My grandmother Blanch, another third-generation farmer, wholeheartedly shared Grandpa’s dim views of farm life. And she also had her own reasons for wanting to ditch the farm. A former teacher in a one-room schoolhouse, Grandma’s razor-sharp mind and keen attention to detail were much better suited to a research lab than a farmhouse. And while she had no illusions about becoming a scientist or even a lab technician, if she could move to the big city, she would at least be able to join some clubs or go to a concert now and again, which would help satiate her hungry mind.
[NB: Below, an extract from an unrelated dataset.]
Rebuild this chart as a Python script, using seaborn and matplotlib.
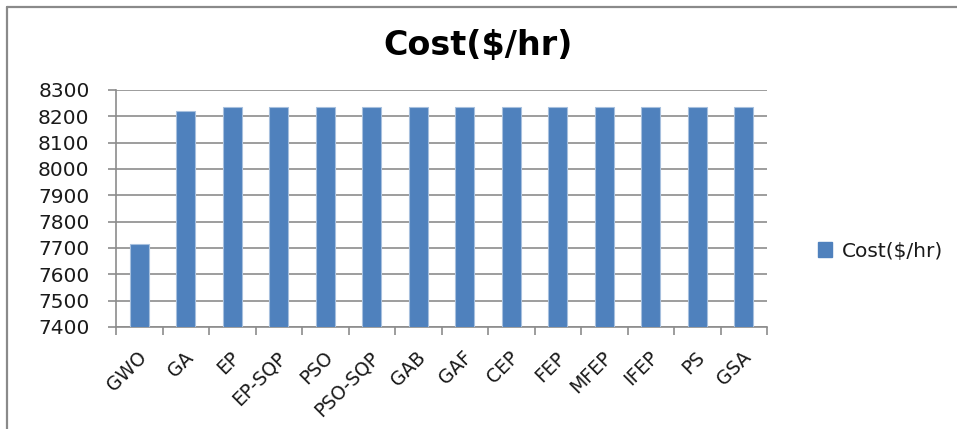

Even more important, the kids would have a shot at getting a better education, increasing the odds that they would one day have professional careers. Farming was definitely not what Grandma envisioned for them.

It would take my grandparents eight long years of working their tails off and searching for an escape before they finally got their chance. In 1923 Grandpa saw a newspaper ad announcing that Armour & Company, a recently-opened meatpacking plant in South St. Paul, was looking for strong young men who weren’t afraid of hard work. And it seemed he was exactly the kind of guy they were seeking: strong, full of stamina, and willing to work ten-hour days, six days a week for a weekly paycheck of $18.75. He was used to a workload like that, so that was no problem. And though the pay seems ridiculously low in modern terms, it was enough to support a family of four in those days. So, he applied for the job, deeded the farm back to his father, grabbed Grandma and their two kids—seven-year-old Ted and two-year-old Nina—and took off for South St. Paul. They would never look back.

Of course, working at a meatpacking plant was no picnic. But Grandpa would hang in there for the next forty years, mostly “slingin’ hams,” as Dad liked to say, although Mom insisted on the more genteel term of “grading hams.” Most likely, at least in the early days, Grandpa also took a turn in other departments, perhaps slicing and packaging finished cuts of meat, cleaning the sewers, hoisting slaughtered steers, and the like. He may have even spent some time on the killing floor, the worst place to work in the entire plant, where men used sledgehammers to bash in the heads of cattle, and the floors ran red with rivers of blood. Working at the plant was not for the weak, the faint-hearted, or those who lacked strong stomachs. Fortunately, Grandpa was none of those.

For the next sixteen years, the Ostroms occupied a two-bedroom house on a modest street in South St. Paul. And just like everyone else, they struggled to make ends meet, especially when the Great Depression took hold at the end of the decade. Grandpa took on an extra job washing down trucks after his regular shift, which lengthened his workday to a grueling fourteen hours. And because the family didn’t own a car, he walked a mile and a half to and from work, battling all kinds of weather, including Minnesota’s famous blizzards. But he never complained. By example he taught his kids to work hard, do whatever was necessary to meet life’s challenges, and swallow any complaints they might have had—there was no point in griping. Life wasn’t easy, he told them, but there was always a way to keep going.